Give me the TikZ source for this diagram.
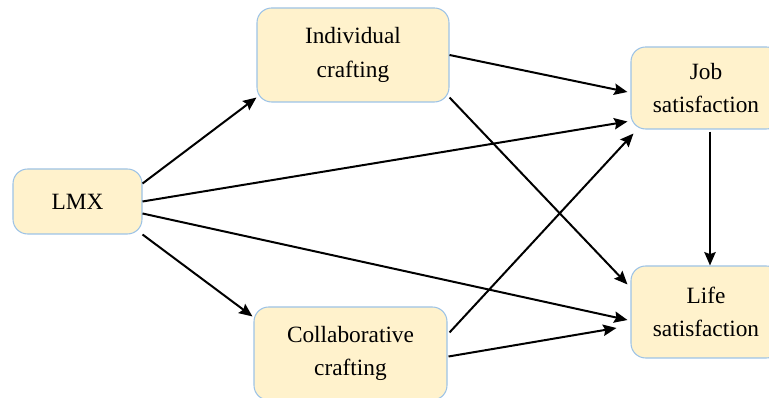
\documentclass[tikz,border=0pt]{standalone}
\usepackage{fontspec}
\setmainfont{Liberation Serif}
\usepackage{xcolor}
\usetikzlibrary{arrows.meta,positioning}
\definecolor{boxFill}{HTML}{FFF2CC}
\definecolor{boxEdge}{HTML}{9DC3E6}

\begin{document}
\begin{tikzpicture}[x=0.75pt, y=-0.75pt,
  var/.style={draw=boxEdge, fill=boxFill, rounded corners=11pt, line width=0.8pt,
    align=center, inner sep=2pt, font=\fontsize{17.5}{25}\selectfont},
  eff/.style={line width=1.5pt, -{Stealth[length=10pt,width=8.5pt,inset=1.5pt]}}]
\useasboundingbox (0,0) rectangle (769,398);
% variables
\node[var, minimum width=96.75pt, minimum height=48.75pt] (lmx) at (77.5,201.5) {LMX};
\node[var, minimum width=144pt, minimum height=70.5pt] (ind) at (353,55) {Individual\\crafting};
\node[var, minimum width=144.75pt, minimum height=69.75pt] (col) at (350.5,353.5) {Collaborative\\crafting};
\node[var, minimum width=112.5pt, minimum height=61.5pt] (job) at (706,88) {Job\\satisfaction};
\node[var, minimum width=112.5pt, minimum height=69pt] (life) at (706,312) {Life\\satisfaction};
% paths from LMX
\draw[eff] ([shift={(0,-18)}]lmx.east) -- ([shift={(0,-5)}]ind.south west);
\draw[eff] (lmx.east) -- ([shift={(-3,-8)}]job.south west);
\draw[eff] ([shift={(0,12)}]lmx.east) -- ([shift={(-3,8)}]life.west);
\draw[eff] (lmx.south east) -- ([shift={(-1,10)}]col.north west);
% paths from crafting
\draw[eff] (ind.east) -- ([shift={(-3,4)}]job.west);
\draw[eff] ([shift={(0,-5)}]ind.south east) -- ([shift={(-3,19)}]life.north west);
\draw[eff] ([shift={(2,26)}]col.north east) -- ([shift={(3,4)}]job.south west);
\draw[eff] ([shift={(1,3)}]col.east) -- ([shift={(-14,16)}]life.west);
% job to life
\draw[eff] ([shift={(4,2)}]job.south) -- ([shift={(4,0)}]life.north);
\end{tikzpicture}
\end{document}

━━━━━━━━

→ **WHAT IS REQUIRED**:
Return the listing above word for word, with the pictures removed.

→ **EXERCISE RESULT**:
Give me the TikZ source for this diagram.
\documentclass[tikz,border=0pt]{standalone}
\usepackage{fontspec}
\setmainfont{Liberation Serif}
\usepackage{xcolor}
\usetikzlibrary{arrows.meta,positioning}
\definecolor{boxFill}{HTML}{FFF2CC}
\definecolor{boxEdge}{HTML}{9DC3E6}

\begin{document}
\begin{tikzpicture}[x=0.75pt, y=-0.75pt,
  var/.style={draw=boxEdge, fill=boxFill, rounded corners=11pt, line width=0.8pt,
    align=center, inner sep=2pt, font=\fontsize{17.5}{25}\selectfont},
  eff/.style={line width=1.5pt, -{Stealth[length=10pt,width=8.5pt,inset=1.5pt]}}]
\useasboundingbox (0,0) rectangle (769,398);
% variables
\node[var, minimum width=96.75pt, minimum height=48.75pt] (lmx) at (77.5,201.5) {LMX};
\node[var, minimum width=144pt, minimum height=70.5pt] (ind) at (353,55) {Individual\\crafting};
\node[var, minimum width=144.75pt, minimum height=69.75pt] (col) at (350.5,353.5) {Collaborative\\crafting};
\node[var, minimum width=112.5pt, minimum height=61.5pt] (job) at (706,88) {Job\\satisfaction};
\node[var, minimum width=112.5pt, minimum height=69pt] (life) at (706,312) {Life\\satisfaction};
% paths from LMX
\draw[eff] ([shift={(0,-18)}]lmx.east) -- ([shift={(0,-5)}]ind.south west);
\draw[eff] (lmx.east) -- ([shift={(-3,-8)}]job.south west);
\draw[eff] ([shift={(0,12)}]lmx.east) -- ([shift={(-3,8)}]life.west);
\draw[eff] (lmx.south east) -- ([shift={(-1,10)}]col.north west);
% paths from crafting
\draw[eff] (ind.east) -- ([shift={(-3,4)}]job.west);
\draw[eff] ([shift={(0,-5)}]ind.south east) -- ([shift={(-3,19)}]life.north west);
\draw[eff] ([shift={(2,26)}]col.north east) -- ([shift={(3,4)}]job.south west);
\draw[eff] ([shift={(1,3)}]col.east) -- ([shift={(-14,16)}]life.west);
% job to life
\draw[eff] ([shift={(4,2)}]job.south) -- ([shift={(4,0)}]life.north);
\end{tikzpicture}
\end{document}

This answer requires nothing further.